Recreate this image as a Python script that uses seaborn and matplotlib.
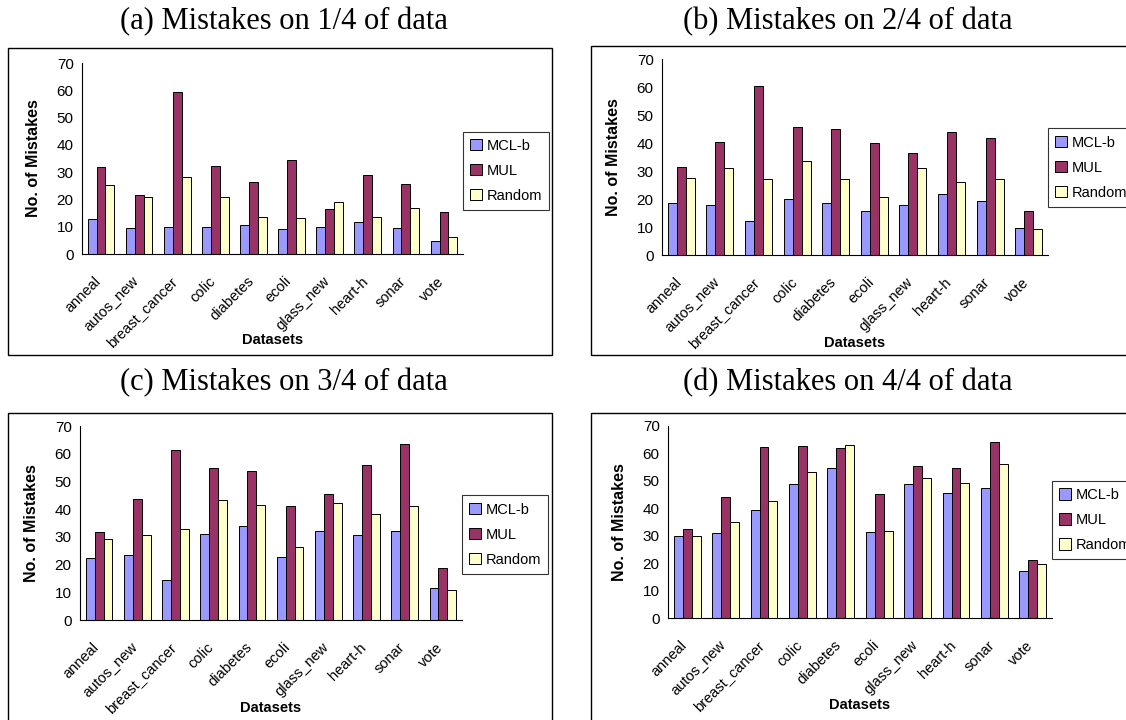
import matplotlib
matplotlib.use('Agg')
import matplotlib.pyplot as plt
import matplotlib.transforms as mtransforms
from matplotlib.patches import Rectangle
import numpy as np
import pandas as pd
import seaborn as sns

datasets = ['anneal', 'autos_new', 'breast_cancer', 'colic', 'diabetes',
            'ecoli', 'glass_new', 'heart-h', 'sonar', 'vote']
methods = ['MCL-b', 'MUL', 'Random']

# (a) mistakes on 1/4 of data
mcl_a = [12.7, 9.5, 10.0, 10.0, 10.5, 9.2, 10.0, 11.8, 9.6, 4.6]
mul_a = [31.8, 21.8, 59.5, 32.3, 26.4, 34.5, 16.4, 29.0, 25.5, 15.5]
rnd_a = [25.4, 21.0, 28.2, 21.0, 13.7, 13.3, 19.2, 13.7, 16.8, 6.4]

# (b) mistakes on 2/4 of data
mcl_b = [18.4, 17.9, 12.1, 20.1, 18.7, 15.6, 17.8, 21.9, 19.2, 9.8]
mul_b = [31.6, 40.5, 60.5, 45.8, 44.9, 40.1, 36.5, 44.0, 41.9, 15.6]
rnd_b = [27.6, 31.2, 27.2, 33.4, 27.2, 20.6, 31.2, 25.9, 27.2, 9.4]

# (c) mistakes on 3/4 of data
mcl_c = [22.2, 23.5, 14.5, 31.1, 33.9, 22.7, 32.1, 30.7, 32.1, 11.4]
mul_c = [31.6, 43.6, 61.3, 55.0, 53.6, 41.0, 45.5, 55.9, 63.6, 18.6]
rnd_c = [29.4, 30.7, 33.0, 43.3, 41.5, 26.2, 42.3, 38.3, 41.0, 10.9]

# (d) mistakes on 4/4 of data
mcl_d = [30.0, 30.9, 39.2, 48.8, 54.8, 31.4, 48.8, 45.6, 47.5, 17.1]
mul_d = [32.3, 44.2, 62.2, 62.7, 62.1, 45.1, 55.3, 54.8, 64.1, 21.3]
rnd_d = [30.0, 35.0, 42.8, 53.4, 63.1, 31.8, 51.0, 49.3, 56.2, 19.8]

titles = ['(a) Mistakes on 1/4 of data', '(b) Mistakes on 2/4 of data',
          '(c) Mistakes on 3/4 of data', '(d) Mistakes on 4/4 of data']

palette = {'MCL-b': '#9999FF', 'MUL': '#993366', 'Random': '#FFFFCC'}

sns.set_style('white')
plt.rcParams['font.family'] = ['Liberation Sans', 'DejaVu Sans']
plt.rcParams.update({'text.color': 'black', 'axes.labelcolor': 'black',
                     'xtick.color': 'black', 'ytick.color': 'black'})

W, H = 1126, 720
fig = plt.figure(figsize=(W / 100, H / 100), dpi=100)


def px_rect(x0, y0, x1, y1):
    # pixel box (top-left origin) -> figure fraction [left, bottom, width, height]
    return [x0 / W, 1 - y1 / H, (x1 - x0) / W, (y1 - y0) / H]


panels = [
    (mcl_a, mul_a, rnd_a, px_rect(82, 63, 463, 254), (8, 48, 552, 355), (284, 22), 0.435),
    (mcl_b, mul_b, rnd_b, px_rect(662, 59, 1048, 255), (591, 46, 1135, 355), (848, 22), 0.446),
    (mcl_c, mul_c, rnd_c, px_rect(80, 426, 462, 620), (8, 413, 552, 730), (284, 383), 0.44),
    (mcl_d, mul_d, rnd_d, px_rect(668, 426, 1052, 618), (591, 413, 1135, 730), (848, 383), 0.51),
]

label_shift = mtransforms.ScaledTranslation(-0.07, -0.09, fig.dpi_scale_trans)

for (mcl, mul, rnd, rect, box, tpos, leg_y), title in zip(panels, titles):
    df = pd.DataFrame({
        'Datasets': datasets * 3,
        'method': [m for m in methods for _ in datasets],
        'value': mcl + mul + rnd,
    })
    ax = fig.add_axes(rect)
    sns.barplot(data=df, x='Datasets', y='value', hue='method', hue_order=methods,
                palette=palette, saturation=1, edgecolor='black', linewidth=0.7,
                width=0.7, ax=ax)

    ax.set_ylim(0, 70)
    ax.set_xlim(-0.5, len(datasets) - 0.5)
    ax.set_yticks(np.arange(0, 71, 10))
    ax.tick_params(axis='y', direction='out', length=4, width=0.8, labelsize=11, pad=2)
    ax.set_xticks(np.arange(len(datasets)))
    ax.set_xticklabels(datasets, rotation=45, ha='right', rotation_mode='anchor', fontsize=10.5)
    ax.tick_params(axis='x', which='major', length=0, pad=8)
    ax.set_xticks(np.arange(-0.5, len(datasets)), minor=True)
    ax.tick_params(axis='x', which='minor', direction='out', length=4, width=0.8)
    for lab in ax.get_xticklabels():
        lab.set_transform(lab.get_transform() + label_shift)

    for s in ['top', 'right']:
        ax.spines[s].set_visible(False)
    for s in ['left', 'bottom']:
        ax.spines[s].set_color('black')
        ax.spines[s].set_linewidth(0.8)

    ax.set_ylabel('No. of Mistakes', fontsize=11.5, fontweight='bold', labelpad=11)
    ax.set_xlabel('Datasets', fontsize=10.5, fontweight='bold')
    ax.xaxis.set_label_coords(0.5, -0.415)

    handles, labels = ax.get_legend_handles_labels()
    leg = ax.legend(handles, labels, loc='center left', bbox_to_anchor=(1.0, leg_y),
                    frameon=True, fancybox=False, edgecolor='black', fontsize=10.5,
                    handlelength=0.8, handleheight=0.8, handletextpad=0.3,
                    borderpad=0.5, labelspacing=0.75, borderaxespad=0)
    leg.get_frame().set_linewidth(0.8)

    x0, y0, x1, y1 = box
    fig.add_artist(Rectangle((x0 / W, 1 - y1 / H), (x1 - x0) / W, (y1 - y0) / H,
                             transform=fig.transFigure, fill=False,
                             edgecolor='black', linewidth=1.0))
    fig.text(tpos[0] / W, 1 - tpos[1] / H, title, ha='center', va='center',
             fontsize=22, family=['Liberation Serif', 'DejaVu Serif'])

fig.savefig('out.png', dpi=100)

·····

*Brief*. Quote the material in full and exactly; do not carry over its pictures.

*Result of the exercise*.
Recreate this image as a Python script that uses seaborn and matplotlib.
import matplotlib
matplotlib.use('Agg')
import matplotlib.pyplot as plt
import matplotlib.transforms as mtransforms
from matplotlib.patches import Rectangle
import numpy as np
import pandas as pd
import seaborn as sns

datasets = ['anneal', 'autos_new', 'breast_cancer', 'colic', 'diabetes',
            'ecoli', 'glass_new', 'heart-h', 'sonar', 'vote']
methods = ['MCL-b', 'MUL', 'Random']

# (a) mistakes on 1/4 of data
mcl_a = [12.7, 9.5, 10.0, 10.0, 10.5, 9.2, 10.0, 11.8, 9.6, 4.6]
mul_a = [31.8, 21.8, 59.5, 32.3, 26.4, 34.5, 16.4, 29.0, 25.5, 15.5]
rnd_a = [25.4, 21.0, 28.2, 21.0, 13.7, 13.3, 19.2, 13.7, 16.8, 6.4]

# (b) mistakes on 2/4 of data
mcl_b = [18.4, 17.9, 12.1, 20.1, 18.7, 15.6, 17.8, 21.9, 19.2, 9.8]
mul_b = [31.6, 40.5, 60.5, 45.8, 44.9, 40.1, 36.5, 44.0, 41.9, 15.6]
rnd_b = [27.6, 31.2, 27.2, 33.4, 27.2, 20.6, 31.2, 25.9, 27.2, 9.4]

# (c) mistakes on 3/4 of data
mcl_c = [22.2, 23.5, 14.5, 31.1, 33.9, 22.7, 32.1, 30.7, 32.1, 11.4]
mul_c = [31.6, 43.6, 61.3, 55.0, 53.6, 41.0, 45.5, 55.9, 63.6, 18.6]
rnd_c = [29.4, 30.7, 33.0, 43.3, 41.5, 26.2, 42.3, 38.3, 41.0, 10.9]

# (d) mistakes on 4/4 of data
mcl_d = [30.0, 30.9, 39.2, 48.8, 54.8, 31.4, 48.8, 45.6, 47.5, 17.1]
mul_d = [32.3, 44.2, 62.2, 62.7, 62.1, 45.1, 55.3, 54.8, 64.1, 21.3]
rnd_d = [30.0, 35.0, 42.8, 53.4, 63.1, 31.8, 51.0, 49.3, 56.2, 19.8]

titles = ['(a) Mistakes on 1/4 of data', '(b) Mistakes on 2/4 of data',
          '(c) Mistakes on 3/4 of data', '(d) Mistakes on 4/4 of data']

palette = {'MCL-b': '#9999FF', 'MUL': '#993366', 'Random': '#FFFFCC'}

sns.set_style('white')
plt.rcParams['font.family'] = ['Liberation Sans', 'DejaVu Sans']
plt.rcParams.update({'text.color': 'black', 'axes.labelcolor': 'black',
                     'xtick.color': 'black', 'ytick.color': 'black'})

W, H = 1126, 720
fig = plt.figure(figsize=(W / 100, H / 100), dpi=100)


def px_rect(x0, y0, x1, y1):
    # pixel box (top-left origin) -> figure fraction [left, bottom, width, height]
    return [x0 / W, 1 - y1 / H, (x1 - x0) / W, (y1 - y0) / H]


panels = [
    (mcl_a, mul_a, rnd_a, px_rect(82, 63, 463, 254), (8, 48, 552, 355), (284, 22), 0.435),
    (mcl_b, mul_b, rnd_b, px_rect(662, 59, 1048, 255), (591, 46, 1135, 355), (848, 22), 0.446),
    (mcl_c, mul_c, rnd_c, px_rect(80, 426, 462, 620), (8, 413, 552, 730), (284, 383), 0.44),
    (mcl_d, mul_d, rnd_d, px_rect(668, 426, 1052, 618), (591, 413, 1135, 730), (848, 383), 0.51),
]

label_shift = mtransforms.ScaledTranslation(-0.07, -0.09, fig.dpi_scale_trans)

for (mcl, mul, rnd, rect, box, tpos, leg_y), title in zip(panels, titles):
    df = pd.DataFrame({
        'Datasets': datasets * 3,
        'method': [m for m in methods for _ in datasets],
        'value': mcl + mul + rnd,
    })
    ax = fig.add_axes(rect)
    sns.barplot(data=df, x='Datasets', y='value', hue='method', hue_order=methods,
                palette=palette, saturation=1, edgecolor='black', linewidth=0.7,
                width=0.7, ax=ax)

    ax.set_ylim(0, 70)
    ax.set_xlim(-0.5, len(datasets) - 0.5)
    ax.set_yticks(np.arange(0, 71, 10))
    ax.tick_params(axis='y', direction='out', length=4, width=0.8, labelsize=11, pad=2)
    ax.set_xticks(np.arange(len(datasets)))
    ax.set_xticklabels(datasets, rotation=45, ha='right', rotation_mode='anchor', fontsize=10.5)
    ax.tick_params(axis='x', which='major', length=0, pad=8)
    ax.set_xticks(np.arange(-0.5, len(datasets)), minor=True)
    ax.tick_params(axis='x', which='minor', direction='out', length=4, width=0.8)
    for lab in ax.get_xticklabels():
        lab.set_transform(lab.get_transform() + label_shift)

    for s in ['top', 'right']:
        ax.spines[s].set_visible(False)
    for s in ['left', 'bottom']:
        ax.spines[s].set_color('black')
        ax.spines[s].set_linewidth(0.8)

    ax.set_ylabel('No. of Mistakes', fontsize=11.5, fontweight='bold', labelpad=11)
    ax.set_xlabel('Datasets', fontsize=10.5, fontweight='bold')
    ax.xaxis.set_label_coords(0.5, -0.415)

    handles, labels = ax.get_legend_handles_labels()
    leg = ax.legend(handles, labels, loc='center left', bbox_to_anchor=(1.0, leg_y),
                    frameon=True, fancybox=False, edgecolor='black', fontsize=10.5,
                    handlelength=0.8, handleheight=0.8, handletextpad=0.3,
                    borderpad=0.5, labelspacing=0.75, borderaxespad=0)
    leg.get_frame().set_linewidth(0.8)

    x0, y0, x1, y1 = box
    fig.add_artist(Rectangle((x0 / W, 1 - y1 / H), (x1 - x0) / W, (y1 - y0) / H,
                             transform=fig.transFigure, fill=False,
                             edgecolor='black', linewidth=1.0))
    fig.text(tpos[0] / W, 1 - tpos[1] / H, title, ha='center', va='center',
             fontsize=22, family=['Liberation Serif', 'DejaVu Serif'])

fig.savefig('out.png', dpi=100)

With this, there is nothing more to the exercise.